--- WHAT THE TASK REQUIRES ---
Restate all the material verbatim, except for the pictures.

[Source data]
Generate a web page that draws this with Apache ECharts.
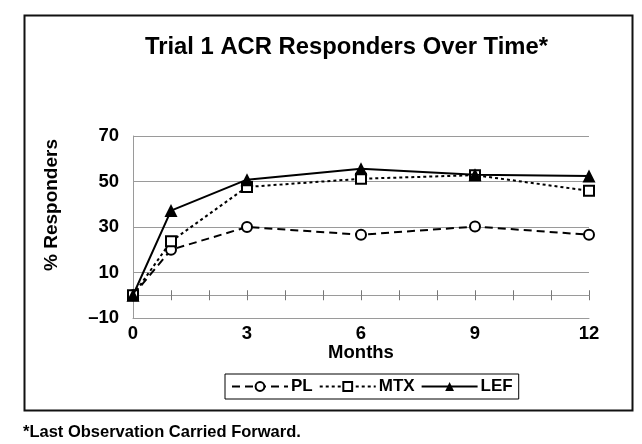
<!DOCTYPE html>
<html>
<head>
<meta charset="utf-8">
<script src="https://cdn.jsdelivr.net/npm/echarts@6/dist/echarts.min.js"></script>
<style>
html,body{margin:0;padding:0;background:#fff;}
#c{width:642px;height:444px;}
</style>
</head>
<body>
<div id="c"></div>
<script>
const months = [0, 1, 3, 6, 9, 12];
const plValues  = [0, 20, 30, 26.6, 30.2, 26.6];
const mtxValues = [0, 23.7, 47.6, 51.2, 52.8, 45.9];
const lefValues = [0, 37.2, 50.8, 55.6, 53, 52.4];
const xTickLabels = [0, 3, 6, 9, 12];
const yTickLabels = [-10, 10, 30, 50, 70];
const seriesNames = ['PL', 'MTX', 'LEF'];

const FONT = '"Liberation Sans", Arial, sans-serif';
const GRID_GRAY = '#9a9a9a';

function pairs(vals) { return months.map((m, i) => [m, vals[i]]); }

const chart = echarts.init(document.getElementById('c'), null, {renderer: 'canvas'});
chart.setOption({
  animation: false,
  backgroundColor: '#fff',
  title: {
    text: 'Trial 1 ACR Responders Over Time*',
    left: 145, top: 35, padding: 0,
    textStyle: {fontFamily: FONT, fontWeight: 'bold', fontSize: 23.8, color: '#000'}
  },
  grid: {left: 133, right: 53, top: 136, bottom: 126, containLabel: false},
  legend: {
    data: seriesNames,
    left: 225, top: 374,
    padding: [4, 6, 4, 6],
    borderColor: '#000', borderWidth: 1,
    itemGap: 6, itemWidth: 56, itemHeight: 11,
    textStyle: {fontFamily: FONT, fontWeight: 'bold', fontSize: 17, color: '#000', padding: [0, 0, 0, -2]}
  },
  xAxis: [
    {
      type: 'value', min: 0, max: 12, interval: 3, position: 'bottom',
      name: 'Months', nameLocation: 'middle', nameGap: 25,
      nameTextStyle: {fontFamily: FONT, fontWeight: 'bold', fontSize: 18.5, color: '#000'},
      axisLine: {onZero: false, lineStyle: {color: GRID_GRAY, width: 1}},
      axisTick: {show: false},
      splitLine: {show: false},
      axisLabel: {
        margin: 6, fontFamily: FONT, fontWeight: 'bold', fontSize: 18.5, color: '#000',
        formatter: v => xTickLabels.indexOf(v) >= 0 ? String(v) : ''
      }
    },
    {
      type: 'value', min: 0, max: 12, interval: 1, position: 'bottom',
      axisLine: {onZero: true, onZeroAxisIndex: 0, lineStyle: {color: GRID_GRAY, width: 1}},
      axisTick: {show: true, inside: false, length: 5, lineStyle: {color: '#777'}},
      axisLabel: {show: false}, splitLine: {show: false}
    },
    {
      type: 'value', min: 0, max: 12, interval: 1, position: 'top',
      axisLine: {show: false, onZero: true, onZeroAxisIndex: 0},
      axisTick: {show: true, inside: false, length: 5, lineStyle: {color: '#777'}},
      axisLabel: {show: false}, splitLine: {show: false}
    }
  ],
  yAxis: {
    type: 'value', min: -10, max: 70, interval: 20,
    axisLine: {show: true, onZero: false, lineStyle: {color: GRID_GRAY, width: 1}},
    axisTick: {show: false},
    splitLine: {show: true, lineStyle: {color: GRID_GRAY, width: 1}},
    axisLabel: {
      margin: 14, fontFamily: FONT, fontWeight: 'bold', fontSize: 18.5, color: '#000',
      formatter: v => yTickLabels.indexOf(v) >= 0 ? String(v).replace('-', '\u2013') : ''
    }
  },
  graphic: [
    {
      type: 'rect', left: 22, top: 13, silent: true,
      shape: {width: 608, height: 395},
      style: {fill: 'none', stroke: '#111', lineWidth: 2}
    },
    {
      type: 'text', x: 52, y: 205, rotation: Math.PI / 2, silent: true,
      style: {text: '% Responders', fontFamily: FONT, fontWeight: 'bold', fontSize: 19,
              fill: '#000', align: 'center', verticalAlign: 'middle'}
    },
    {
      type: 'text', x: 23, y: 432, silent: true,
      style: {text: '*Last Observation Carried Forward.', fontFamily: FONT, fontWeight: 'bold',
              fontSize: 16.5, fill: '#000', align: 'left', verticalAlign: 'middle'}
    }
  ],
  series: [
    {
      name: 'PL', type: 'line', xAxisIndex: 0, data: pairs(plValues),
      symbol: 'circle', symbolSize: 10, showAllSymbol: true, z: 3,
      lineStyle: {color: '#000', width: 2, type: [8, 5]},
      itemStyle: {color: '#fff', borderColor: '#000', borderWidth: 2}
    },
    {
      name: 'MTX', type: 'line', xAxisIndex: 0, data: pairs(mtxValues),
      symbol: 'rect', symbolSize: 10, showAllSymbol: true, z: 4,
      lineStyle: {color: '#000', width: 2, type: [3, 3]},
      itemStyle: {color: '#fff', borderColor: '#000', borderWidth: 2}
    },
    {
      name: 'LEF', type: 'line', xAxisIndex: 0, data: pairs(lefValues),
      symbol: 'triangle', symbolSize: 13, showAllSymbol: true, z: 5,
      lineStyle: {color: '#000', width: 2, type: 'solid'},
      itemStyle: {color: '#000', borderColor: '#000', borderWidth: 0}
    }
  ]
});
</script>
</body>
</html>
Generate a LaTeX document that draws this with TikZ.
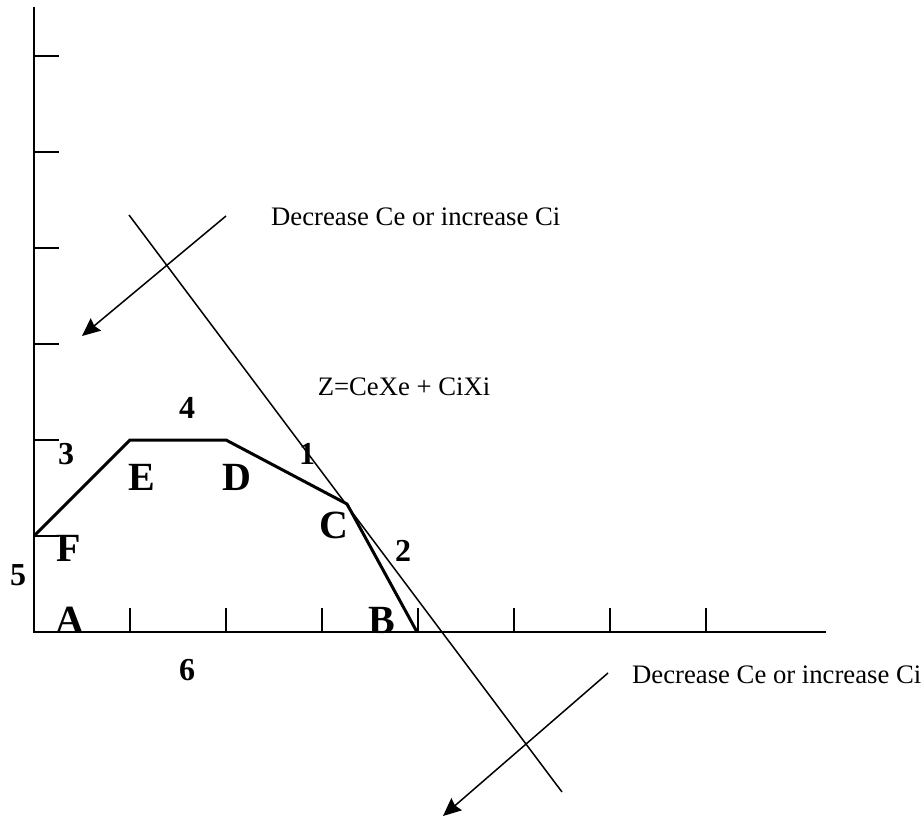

--- TASK ANSWER ---
Generate a web page that draws this with Apache ECharts.
<!DOCTYPE html>
<html>
<head>
<meta charset="utf-8">
<script src="https://cdn.jsdelivr.net/npm/echarts@6/dist/echarts.min.js"></script>
<style>
html,body{margin:0;padding:0;background:#fff;}
#c{width:642px;height:444px;}
</style>
</head>
<body>
<div id="c"></div>
<script>
const months = [0, 1, 3, 6, 9, 12];
const plValues  = [0, 20, 30, 26.6, 30.2, 26.6];
const mtxValues = [0, 23.7, 47.6, 51.2, 52.8, 45.9];
const lefValues = [0, 37.2, 50.8, 55.6, 53, 52.4];
const xTickLabels = [0, 3, 6, 9, 12];
const yTickLabels = [-10, 10, 30, 50, 70];
const seriesNames = ['PL', 'MTX', 'LEF'];

const FONT = '"Liberation Sans", Arial, sans-serif';
const GRID_GRAY = '#9a9a9a';

function pairs(vals) { return months.map((m, i) => [m, vals[i]]); }

const chart = echarts.init(document.getElementById('c'), null, {renderer: 'canvas'});
chart.setOption({
  animation: false,
  backgroundColor: '#fff',
  title: {
    text: 'Trial 1 ACR Responders Over Time*',
    left: 145, top: 35, padding: 0,
    textStyle: {fontFamily: FONT, fontWeight: 'bold', fontSize: 23.8, color: '#000'}
  },
  grid: {left: 133, right: 53, top: 136, bottom: 126, containLabel: false},
  legend: {
    data: seriesNames,
    left: 225, top: 374,
    padding: [4, 6, 4, 6],
    borderColor: '#000', borderWidth: 1,
    itemGap: 6, itemWidth: 56, itemHeight: 11,
    textStyle: {fontFamily: FONT, fontWeight: 'bold', fontSize: 17, color: '#000', padding: [0, 0, 0, -2]}
  },
  xAxis: [
    {
      type: 'value', min: 0, max: 12, interval: 3, position: 'bottom',
      name: 'Months', nameLocation: 'middle', nameGap: 25,
      nameTextStyle: {fontFamily: FONT, fontWeight: 'bold', fontSize: 18.5, color: '#000'},
      axisLine: {onZero: false, lineStyle: {color: GRID_GRAY, width: 1}},
      axisTick: {show: false},
      splitLine: {show: false},
      axisLabel: {
        margin: 6, fontFamily: FONT, fontWeight: 'bold', fontSize: 18.5, color: '#000',
        formatter: v => xTickLabels.indexOf(v) >= 0 ? String(v) : ''
      }
    },
    {
      type: 'value', min: 0, max: 12, interval: 1, position: 'bottom',
      axisLine: {onZero: true, onZeroAxisIndex: 0, lineStyle: {color: GRID_GRAY, width: 1}},
      axisTick: {show: true, inside: false, length: 5, lineStyle: {color: '#777'}},
      axisLabel: {show: false}, splitLine: {show: false}
    },
    {
      type: 'value', min: 0, max: 12, interval: 1, position: 'top',
      axisLine: {show: false, onZero: true, onZeroAxisIndex: 0},
      axisTick: {show: true, inside: false, length: 5, lineStyle: {color: '#777'}},
      axisLabel: {show: false}, splitLine: {show: false}
    }
  ],
  yAxis: {
    type: 'value', min: -10, max: 70, interval: 20,
    axisLine: {show: true, onZero: false, lineStyle: {color: GRID_GRAY, width: 1}},
    axisTick: {show: false},
    splitLine: {show: true, lineStyle: {color: GRID_GRAY, width: 1}},
    axisLabel: {
      margin: 14, fontFamily: FONT, fontWeight: 'bold', fontSize: 18.5, color: '#000',
      formatter: v => yTickLabels.indexOf(v) >= 0 ? String(v).replace('-', '\u2013') : ''
    }
  },
  graphic: [
    {
      type: 'rect', left: 22, top: 13, silent: true,
      shape: {width: 608, height: 395},
      style: {fill: 'none', stroke: '#111', lineWidth: 2}
    },
    {
      type: 'text', x: 52, y: 205, rotation: Math.PI / 2, silent: true,
      style: {text: '% Responders', fontFamily: FONT, fontWeight: 'bold', fontSize: 19,
              fill: '#000', align: 'center', verticalAlign: 'middle'}
    },
    {
      type: 'text', x: 23, y: 432, silent: true,
      style: {text: '*Last Observation Carried Forward.', fontFamily: FONT, fontWeight: 'bold',
              fontSize: 16.5, fill: '#000', align: 'left', verticalAlign: 'middle'}
    }
  ],
  series: [
    {
      name: 'PL', type: 'line', xAxisIndex: 0, data: pairs(plValues),
      symbol: 'circle', symbolSize: 10, showAllSymbol: true, z: 3,
      lineStyle: {color: '#000', width: 2, type: [8, 5]},
      itemStyle: {color: '#fff', borderColor: '#000', borderWidth: 2}
    },
    {
      name: 'MTX', type: 'line', xAxisIndex: 0, data: pairs(mtxValues),
      symbol: 'rect', symbolSize: 10, showAllSymbol: true, z: 4,
      lineStyle: {color: '#000', width: 2, type: [3, 3]},
      itemStyle: {color: '#fff', borderColor: '#000', borderWidth: 2}
    },
    {
      name: 'LEF', type: 'line', xAxisIndex: 0, data: pairs(lefValues),
      symbol: 'triangle', symbolSize: 13, showAllSymbol: true, z: 5,
      lineStyle: {color: '#000', width: 2, type: 'solid'},
      itemStyle: {color: '#000', borderColor: '#000', borderWidth: 0}
    }
  ]
});
</script>
</body>
</html>
Generate a LaTeX document that draws this with TikZ.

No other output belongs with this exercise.